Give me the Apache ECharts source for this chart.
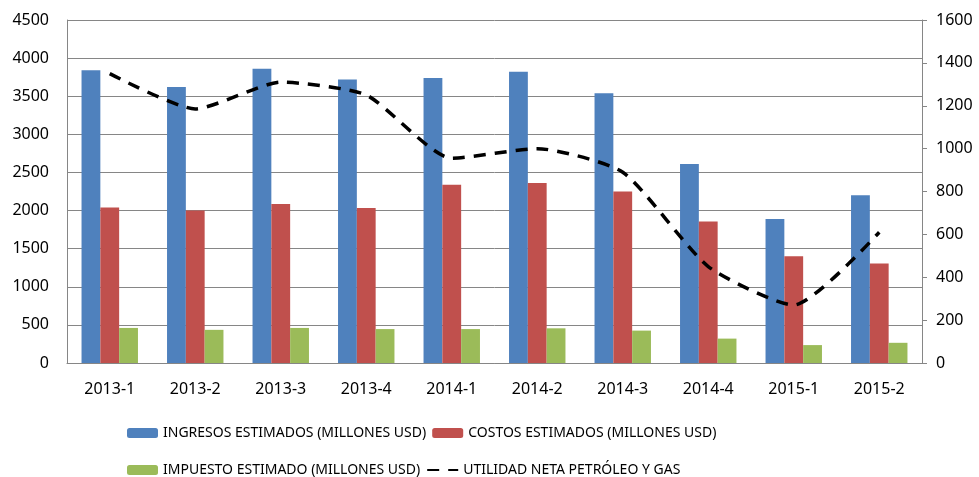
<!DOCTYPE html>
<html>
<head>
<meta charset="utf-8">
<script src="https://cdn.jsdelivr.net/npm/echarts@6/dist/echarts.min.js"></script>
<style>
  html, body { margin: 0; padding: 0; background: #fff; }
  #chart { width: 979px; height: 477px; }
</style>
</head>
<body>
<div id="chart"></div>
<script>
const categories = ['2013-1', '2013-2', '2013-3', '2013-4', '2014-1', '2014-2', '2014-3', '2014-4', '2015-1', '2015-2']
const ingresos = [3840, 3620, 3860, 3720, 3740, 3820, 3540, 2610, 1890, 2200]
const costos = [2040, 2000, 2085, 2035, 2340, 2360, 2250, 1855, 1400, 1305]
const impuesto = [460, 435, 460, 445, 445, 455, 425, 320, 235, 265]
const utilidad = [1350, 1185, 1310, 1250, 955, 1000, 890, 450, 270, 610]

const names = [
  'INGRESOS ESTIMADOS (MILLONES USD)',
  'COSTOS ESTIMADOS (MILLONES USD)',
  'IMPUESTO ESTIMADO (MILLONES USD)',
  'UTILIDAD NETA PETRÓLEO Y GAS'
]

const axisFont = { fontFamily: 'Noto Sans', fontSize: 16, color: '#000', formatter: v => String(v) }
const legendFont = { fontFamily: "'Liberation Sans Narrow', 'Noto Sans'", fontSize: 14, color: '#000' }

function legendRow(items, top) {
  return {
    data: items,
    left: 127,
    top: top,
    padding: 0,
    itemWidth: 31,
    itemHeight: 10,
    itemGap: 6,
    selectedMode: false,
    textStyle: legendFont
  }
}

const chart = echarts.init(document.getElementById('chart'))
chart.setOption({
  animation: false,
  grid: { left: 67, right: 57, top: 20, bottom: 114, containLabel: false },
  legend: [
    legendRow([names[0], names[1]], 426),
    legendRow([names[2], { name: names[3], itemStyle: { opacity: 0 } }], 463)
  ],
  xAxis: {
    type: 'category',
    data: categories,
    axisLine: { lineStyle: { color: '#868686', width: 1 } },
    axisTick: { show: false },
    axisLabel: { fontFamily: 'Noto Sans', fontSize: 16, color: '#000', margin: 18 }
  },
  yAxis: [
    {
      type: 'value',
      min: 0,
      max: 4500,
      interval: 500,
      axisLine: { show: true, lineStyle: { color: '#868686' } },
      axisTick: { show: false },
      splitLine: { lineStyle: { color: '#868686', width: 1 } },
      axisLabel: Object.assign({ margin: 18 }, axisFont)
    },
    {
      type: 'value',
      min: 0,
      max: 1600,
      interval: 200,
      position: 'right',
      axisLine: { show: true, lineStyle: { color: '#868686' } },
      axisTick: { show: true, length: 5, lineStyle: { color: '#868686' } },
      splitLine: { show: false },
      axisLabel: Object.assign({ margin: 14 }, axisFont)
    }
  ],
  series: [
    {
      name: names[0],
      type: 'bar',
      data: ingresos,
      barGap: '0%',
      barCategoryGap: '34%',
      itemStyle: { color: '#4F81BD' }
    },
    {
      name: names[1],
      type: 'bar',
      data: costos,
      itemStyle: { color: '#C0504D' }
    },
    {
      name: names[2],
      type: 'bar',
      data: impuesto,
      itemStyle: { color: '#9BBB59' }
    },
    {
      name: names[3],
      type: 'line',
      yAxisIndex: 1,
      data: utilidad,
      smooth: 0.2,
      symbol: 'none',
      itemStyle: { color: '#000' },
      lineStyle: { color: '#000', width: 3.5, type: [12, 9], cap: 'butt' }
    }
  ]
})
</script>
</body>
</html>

════════════════

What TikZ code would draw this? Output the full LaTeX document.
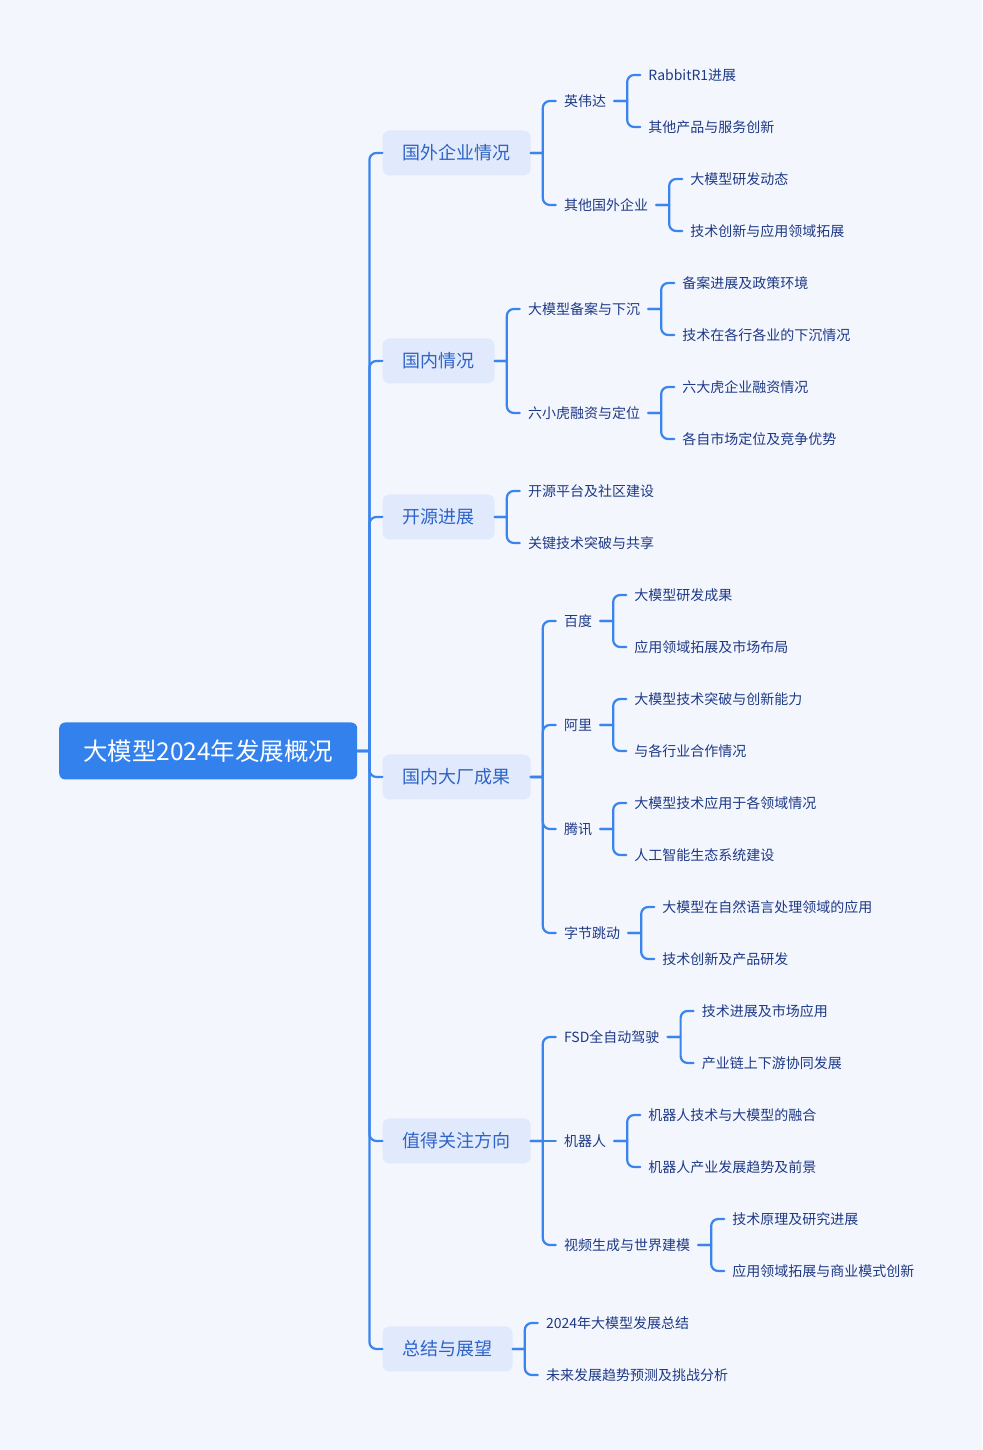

════════════════

### DESCRIPTION OF THE TASK
Search the lines for "document". Copy each line that has it.

### THE COMPLETED TASK
const chart = echarts.init(document.getElementById('chart'))
What TikZ code would draw this? Output the full LaTeX document.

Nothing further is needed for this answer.